The war in Ukraine together with further ongoing border disputes and clashes, i.e. between China and India, Ethiopia and Sudan or Armenia and Azerbaijan show that multilateralism is currently at stake. As the Permanent Representative of Kenya to the United Nations, Martin Kimani, underlined in his speech given on the 21st of February 2022 at the emergency session of the UN Security Council on the situation in Ukraine, a renewed commitment to international cooperation is needed for worldwide peace and security. He invoked his nation’s struggle for independence from the British Empire and the necessity to consent to existing borders despite their colonial heritage. Can defining the limits of jurisdiction and governance ensure peace and the international order? And what would or could this ‘international order’ look like?

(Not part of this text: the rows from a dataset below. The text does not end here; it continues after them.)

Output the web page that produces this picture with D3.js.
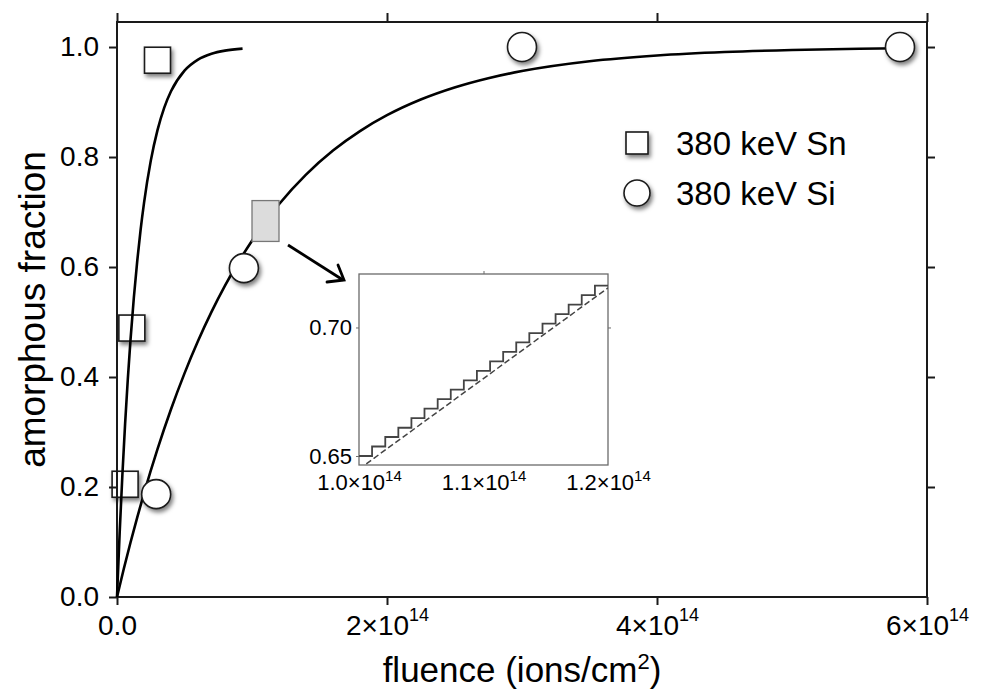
<!DOCTYPE html>
<html>
<head>
<meta charset="utf-8">
<script src="https://cdn.jsdelivr.net/npm/d3@7"></script>
<style>
  html, body { margin: 0; padding: 0; background: #fff; }
  svg { display: block; font-family: "Liberation Sans", Arial, Helvetica, sans-serif; }
</style>
</head>
<body>
<svg id="chart" width="985" height="691"></svg>
<script>
// ---- measured data (fluence in units of 1e14 ions/cm^2) ----
const snFluence = [0.06, 0.11, 0.30];
const snFraction = [0.205, 0.489, 0.976];
const siFluence = [0.29, 0.94, 3.0, 5.8];
const siFraction = [0.187, 0.598, 1.0, 1.0];

// fitted saturation curves
const snCurveX = [0, 0.02, 0.04, 0.06, 0.08, 0.1, 0.125, 0.15, 0.175, 0.2, 0.25, 0.3, 0.35, 0.4, 0.5, 0.6, 0.7, 0.8, 0.93];
const snCurveY = [0, 0.1184, 0.2228, 0.3148, 0.3959, 0.4674, 0.5450, 0.6113, 0.6680, 0.7163, 0.7930, 0.8489, 0.8898, 0.9195, 0.9571, 0.9772, 0.9878, 0.9935, 0.9971];
const siCurveX = [0, 0.05, 0.1, 0.15, 0.2, 0.3, 0.4, 0.5, 0.6, 0.7, 0.8, 0.9, 1.0, 1.2, 1.4, 1.6, 1.8, 2.0, 2.25, 2.5, 2.75, 3.0, 3.5, 4.0, 4.5, 5.0, 5.5, 5.8];
const siCurveY = [0, 0.0509, 0.0991, 0.1449, 0.1884, 0.2688, 0.3413, 0.4066, 0.4654, 0.5184, 0.5661, 0.6091, 0.6479, 0.7142, 0.7681, 0.8118, 0.8472, 0.8760, 0.9045, 0.9264, 0.9433, 0.9563, 0.9741, 0.9846, 0.9909, 0.9946, 0.9968, 0.9977];

// zoomed detail: stepwise simulation vs. continuous curve
const stepEdges = [1.0000, 1.0105, 1.0211, 1.0316, 1.0421, 1.0526, 1.0632, 1.0737, 1.0842, 1.0947, 1.1053, 1.1158, 1.1263, 1.1368, 1.1474, 1.1579, 1.1684, 1.1789, 1.1895, 1.2000];
const stepLevels = [0.6500, 0.6537, 0.6574, 0.6610, 0.6647, 0.6684, 0.6721, 0.6758, 0.6794, 0.6831, 0.6868, 0.6905, 0.6942, 0.6978, 0.7015, 0.7052, 0.7089, 0.7126, 0.7163];
const dashX = [1.0, 1.2];
const dashY = [0.6449, 0.7154];

// axis ticks and labels
const xTicks = [0, 2, 4, 6];
const xTickBase = ["0.0", "2\u00D710", "4\u00D710", "6\u00D710"];
const xTickSup = ["", "14", "14", "14"];
const yTicks = [0, 0.2, 0.4, 0.6, 0.8, 1.0];
const insetXTicks = [1.0, 1.1, 1.2];
const insetXBase = ["1.0\u00D710", "1.1\u00D710", "1.2\u00D710"];
const insetXSup = ["14", "14", "14"];
const insetYTicks = [0.65, 0.70];

const legendNames = ["380 keV Sn", "380 keV Si"];

// ---- drawing ----
const svg = d3.select("#chart");
const x = d3.scaleLinear().domain([0, 6]).range([117, 927]);
const y = d3.scaleLinear().domain([0, 1.0455]).range([597, 22]);

const defs = svg.append("defs");
const shadow = defs.append("filter").attr("id", "shadow")
  .attr("x", "-50%").attr("y", "-50%").attr("width", "200%").attr("height", "200%");
shadow.append("feDropShadow").attr("dx", 2).attr("dy", 3).attr("stdDeviation", 2)
  .attr("flood-color", "#000").attr("flood-opacity", 0.5);

const ink = "#1a1a1a";
const sq = 26, rad = 14.5;

// square markers sit beneath the axes and curves
svg.append("g").selectAll("rect").data(snFluence).join("rect")
  .attr("x", (d) => x(d) - sq / 2)
  .attr("y", (d, i) => y(snFraction[i]) - sq / 2)
  .attr("width", sq).attr("height", sq)
  .attr("fill", "#fff").attr("stroke", ink).attr("stroke-width", 1.6)
  .attr("filter", "url(#shadow)");

// frame
svg.append("rect").attr("x", x(0)).attr("y", y(1.0455))
  .attr("width", x(6) - x(0)).attr("height", y(0) - y(1.0455))
  .attr("fill", "none").attr("stroke", ink).attr("stroke-width", 2);

function styleAxis(g) {
  g.select(".domain").remove();
  g.selectAll(".tick line").attr("stroke", ink).attr("stroke-width", 2);
  g.selectAll(".tick text").attr("fill", "#000");
}

svg.append("g").attr("transform", `translate(${x(0)},0)`)
  .call(d3.axisLeft(y).tickValues(yTicks).tickSize(8).tickPadding(10).tickFormat(d3.format(".1f")))
  .call(styleAxis)
  .selectAll(".tick text").attr("font-size", 28);

svg.append("g").attr("transform", `translate(${x(6)},0)`)
  .call(d3.axisRight(y).tickValues(yTicks.slice(1)).tickSize(8).tickFormat(""))
  .call(styleAxis);

svg.append("g").attr("transform", `translate(0,${y(1.0455)})`)
  .call(d3.axisTop(x).tickValues(xTicks).tickSize(9).tickFormat(""))
  .call(styleAxis);

const bottom = svg.append("g").attr("transform", `translate(0,${y(0)})`)
  .call(d3.axisBottom(x).tickValues(xTicks).tickSize(8).tickPadding(10).tickFormat(""))
  .call(styleAxis);
bottom.selectAll(".tick text").each(function (d, i) {
  const t = d3.select(this).attr("font-size", 28).attr("dy", "0.71em");
  t.append("tspan").text(xTickBase[i]);
  if (xTickSup[i]) t.append("tspan").attr("font-size", 18).attr("dy", "-0.75em").text(xTickSup[i]);
});

// axis titles
const xTitle = svg.append("text").attr("x", (x(0) + x(6)) / 2).attr("y", 682)
  .attr("text-anchor", "middle").attr("font-size", 35).attr("fill", "#000");
xTitle.append("tspan").text("fluence (ions/cm");
xTitle.append("tspan").attr("font-size", 22).attr("dy", -13).text("2");
xTitle.append("tspan").attr("dy", 13).text(")");

svg.append("text").attr("transform", `translate(45,${(y(0) + y(1.0455)) / 2}) rotate(-90)`)
  .attr("text-anchor", "middle").attr("font-size", 37).attr("fill", "#000")
  .text("amorphous fraction");

// fitted curves
const line = d3.line().x((d) => x(d[0])).y((d) => y(d[1])).curve(d3.curveMonotoneX);
svg.append("path").datum(snCurveX.map((v, i) => [v, snCurveY[i]]))
  .attr("d", line).attr("fill", "none").attr("stroke", "#000").attr("stroke-width", 2.6);
svg.append("path").datum(siCurveX.map((v, i) => [v, siCurveY[i]]))
  .attr("d", line).attr("fill", "none").attr("stroke", "#000").attr("stroke-width", 2.6);

// highlighted window that is magnified in the inset
svg.append("rect")
  .attr("x", x(insetXTicks[0])).attr("y", y(0.7208))
  .attr("width", x(insetXTicks[2]) - x(insetXTicks[0]))
  .attr("height", y(0.6465) - y(0.7208))
  .attr("fill", "#dcdcdc").attr("stroke", "#777").attr("stroke-width", 1.3);

// circle markers
svg.append("g").selectAll("circle").data(siFluence).join("circle")
  .attr("cx", (d) => x(d)).attr("cy", (d, i) => y(siFraction[i])).attr("r", rad)
  .attr("fill", "#fff").attr("stroke", ink).attr("stroke-width", 1.6)
  .attr("filter", "url(#shadow)");

// arrow pointing to the inset
svg.append("path").attr("d", "M288,245 L343,280")
  .attr("stroke", "#000").attr("stroke-width", 2.8).attr("fill", "none");
svg.append("path").attr("d", "M327,282 L344,280 L338,265")
  .attr("stroke", "#000").attr("stroke-width", 2.8).attr("fill", "none")
  .attr("stroke-linejoin", "miter").attr("stroke-linecap", "round");

// legend
const legend = svg.append("g");
legend.append("rect").attr("x", 637 - 11).attr("y", 143 - 11).attr("width", 22).attr("height", 22)
  .attr("fill", "#fff").attr("stroke", ink).attr("stroke-width", 1.6).attr("filter", "url(#shadow)");
legend.append("circle").attr("cx", 637).attr("cy", 193).attr("r", 13)
  .attr("fill", "#fff").attr("stroke", ink).attr("stroke-width", 1.6).attr("filter", "url(#shadow)");
legend.selectAll("text").data(legendNames).join("text")
  .attr("x", 676).attr("y", (d, i) => 155 + i * 50)
  .attr("font-size", 33).attr("fill", "#000").text((d) => d);

// ---- inset ----
const ix = d3.scaleLinear().domain([1.0, 1.2]).range([359, 608]);
const iy = d3.scaleLinear().domain([0.6465, 0.7208]).range([465, 274]);
const inset = svg.append("g");
defs.append("clipPath").attr("id", "insetClip").append("rect")
  .attr("x", ix(1.0)).attr("y", iy(0.7208)).attr("width", ix(1.2) - ix(1.0)).attr("height", iy(0.6465) - iy(0.7208));

inset.append("rect").attr("x", ix(1.0)).attr("y", iy(0.7208))
  .attr("width", ix(1.2) - ix(1.0)).attr("height", iy(0.6465) - iy(0.7208))
  .attr("fill", "#fff").attr("stroke", "#6a6a6a").attr("stroke-width", 1.3);

function styleInset(g, size) {
  g.select(".domain").remove();
  g.selectAll(".tick line").attr("stroke", "#6a6a6a").attr("stroke-width", 1);
  g.selectAll(".tick text").attr("fill", "#000").attr("font-size", size);
}
inset.append("g").attr("transform", `translate(${ix(1.0)},0)`)
  .call(d3.axisLeft(iy).tickValues(insetYTicks).tickSize(3).tickPadding(4).tickFormat(d3.format(".2f")))
  .call(styleInset, 22);
inset.append("g").attr("transform", `translate(${ix(1.2)},0)`)
  .call(d3.axisRight(iy).tickValues([0.70]).tickSize(3).tickFormat(""))
  .call(styleInset, 22);
inset.append("g").attr("transform", `translate(0,${iy(0.7208)})`)
  .call(d3.axisTop(ix).tickValues([1.1]).tickSize(3).tickFormat(""))
  .call(styleInset, 22);
const ib = inset.append("g").attr("transform", `translate(0,${iy(0.6465)})`)
  .call(d3.axisBottom(ix).tickValues(insetXTicks).tickSize(0).tickPadding(9).tickFormat(""))
  .call(styleInset, 22);
ib.selectAll(".tick text").each(function (d, i) {
  const t = d3.select(this).attr("dy", "0.71em");
  t.append("tspan").text(insetXBase[i]);
  t.append("tspan").attr("font-size", 15).attr("dy", "-0.6em").text(insetXSup[i]);
});

const plotArea = inset.append("g").attr("clip-path", "url(#insetClip)");
plotArea.append("path")
  .datum(dashX.map((v, i) => [v, dashY[i]]))
  .attr("d", d3.line().x((d) => ix(d[0])).y((d) => iy(d[1])))
  .attr("fill", "none").attr("stroke", "#444").attr("stroke-width", 1.5).attr("stroke-dasharray", "6,3");
const stepPts = stepLevels.map((v, i) => [stepEdges[i], v]);
stepPts.push([stepEdges[stepEdges.length - 1], stepLevels[stepLevels.length - 1]]);
plotArea.append("path").datum(stepPts)
  .attr("d", d3.line().x((d) => ix(d[0])).y((d) => iy(d[1])).curve(d3.curveStepAfter))
  .attr("fill", "none").attr("stroke", "#444").attr("stroke-width", 1.8);
</script>
</body>
</html>
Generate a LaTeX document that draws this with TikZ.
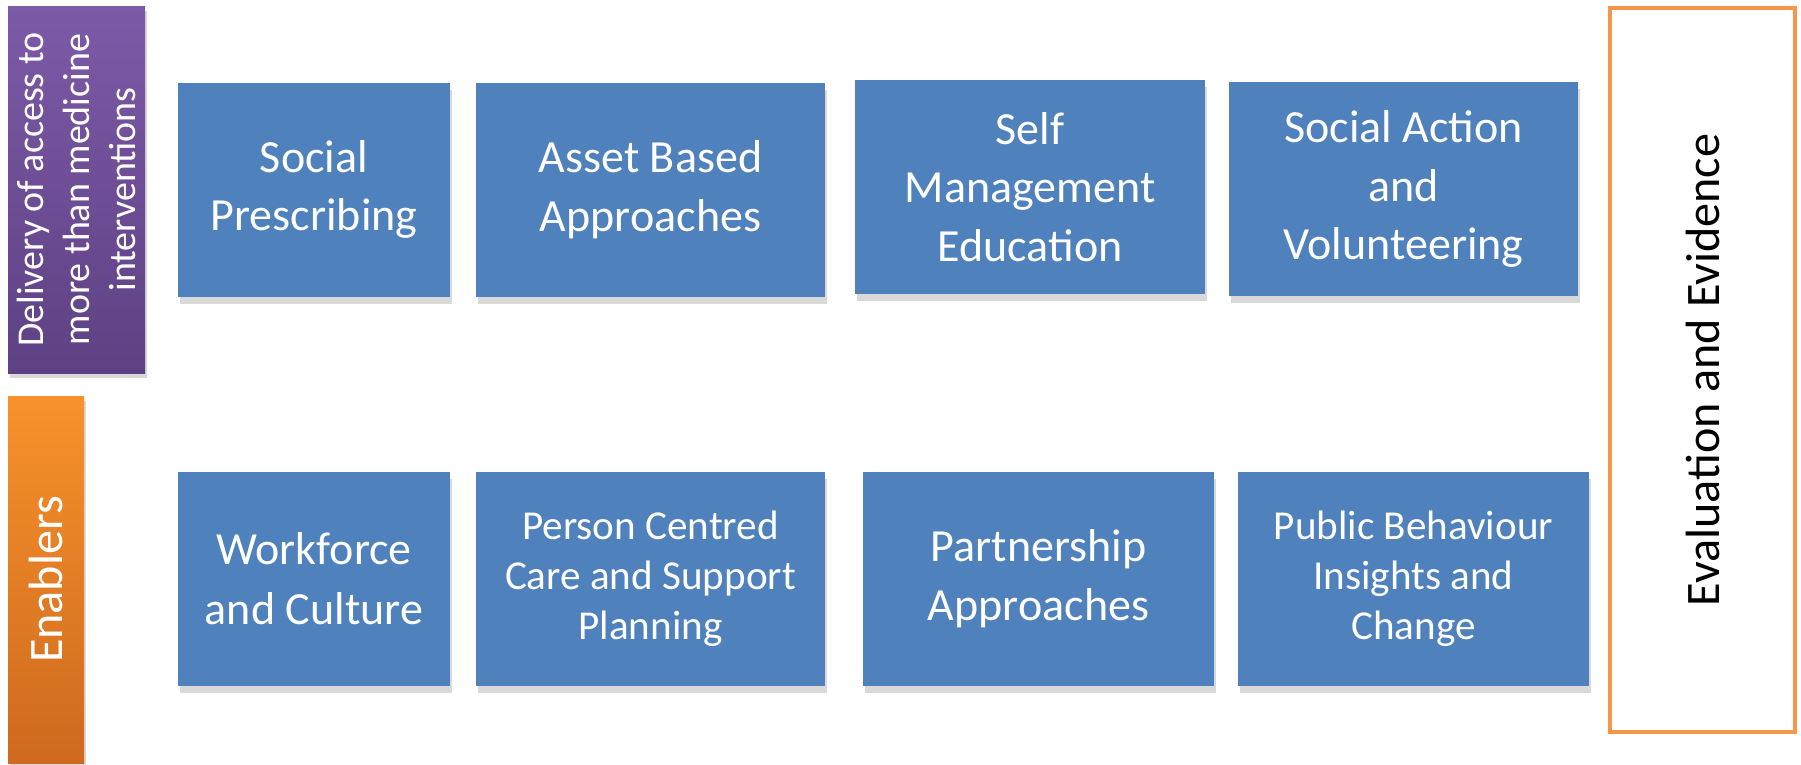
\documentclass[tikz,border=0pt]{standalone}
\usepackage{fontspec}
\setmainfont{Carlito}
\usepackage{tikz}
\usetikzlibrary{shadows}

\definecolor{tileblue}{HTML}{4F81BD}
\definecolor{purpletop}{HTML}{7D5AA8}
\definecolor{purplebot}{HTML}{5E4183}
\definecolor{orangetop}{HTML}{F7922B}
\definecolor{orangebot}{HTML}{CE691F}
\definecolor{evalorange}{HTML}{F79646}

\begin{document}
\begin{tikzpicture}
\tikzstyle{tile}=[fill=tileblue,text=white,align=center,inner sep=0pt,minimum height=2.14cm,
  drop shadow={shadow xshift=0.6pt,shadow yshift=-2pt,opacity=0.3}];
\tikzstyle{bigtext}=[font=\fontsize{13.1}{16.7}\selectfont];
\tikzstyle{smalltext}=[font=\fontsize{11.7}{14.2}\selectfont];
\tikzstyle{sidebar}=[rotate=90,text=white,align=center,inner sep=0pt,
  drop shadow={shadow xshift=0.6pt,shadow yshift=-1.5pt,opacity=0.3}];
\useasboundingbox (0,0) rectangle (18.01,-7.65);

% left bars
\node[sidebar,top color=purpletop,bottom color=purplebot,shading angle=0,
  minimum width=3.67cm,minimum height=1.37cm,font=\fontsize{10.8}{13.1}\selectfont]
  (delivery) at (0.765,-1.895) {Delivery of access to\\more than medicine\\interventions};
\node[sidebar,top color=orangetop,bottom color=orangebot,
  minimum width=3.67cm,minimum height=0.76cm,font=\fontsize{13.7}{16}\selectfont]
  (enablers) at (0.46,-5.795) {Enablers};

% top row
\node[tile,bigtext,minimum width=2.72cm] (social) at (3.14,-1.895) {Social\\Prescribing};
\node[tile,bigtext,minimum width=3.49cm] (asset) at (6.505,-1.895) {Asset Based\\Approaches};
\node[tile,bigtext,minimum width=3.50cm] (selfman) at (10.30,-1.87) {Self\\Management\\Education};
\node[tile,bigtext,minimum width=3.49cm] (action) at (14.035,-1.89) {Social Action\\and\\Volunteering};

% bottom row
\node[tile,font=\fontsize{13.1}{17.2}\selectfont,minimum width=2.72cm] (workforce) at (3.14,-5.785) {Workforce\\and Culture};
\node[tile,smalltext,minimum width=3.49cm] (person) at (6.505,-5.785) {Person Centred\\Care and Support\\Planning};
\node[tile,bigtext,minimum width=3.51cm] (partner) at (10.385,-5.785) {Partnership\\Approaches};
\node[tile,smalltext,minimum width=3.51cm] (public) at (14.135,-5.785) {Public Behaviour\\Insights and\\Change};

% right box
\node[draw=evalorange,line width=1.1pt,rotate=90,minimum width=7.24cm,minimum height=1.85cm,
  font=\fontsize{13.7}{16}\selectfont] (evaluation) at (17.025,-3.70) {Evaluation and Evidence};
\end{tikzpicture}
\end{document}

How did state borders develop historically in different parts of the world? How do they relate to cultural and social boundaries and depend on historical – national, imperial, colonial etc. – heritage? And what does territoriality mean today in times of geopolitical competition and changing domestic environments? How do borders contribute to the definition of sovereignty and belonging? What are their origins and how have they been transformed in the past and present times? What are the prospects of cross-border cooperation and integration?
Questions concerning borders, their contestation as well as territorial conflicts and disputes are the focus of the current call for applications for Ph.D. scholarships. We encourage applications for projects concentrating on following aspects, although other topics will be also considered:
– historical dimension of territory, borders, and boundaries
– border demarcation and revision and their impact on national and local identity formation
– physical and symbolic boundaries
– practices of border management
– resolution of territorial disputes
– border policy on state-level
– everyday border realities experienced at the local level
– movement of minorities, borders’ selectivity, and policing of bodies.
We invite applications from Ph.D. students worldwide studying borders and bordering phenomena in different regions of the world. Both empirical research based on extensive fieldwork and projects centered on theoretical reflection are eligible for support. Innovative and challenging research questions as well as comparative approaches are highly welcome.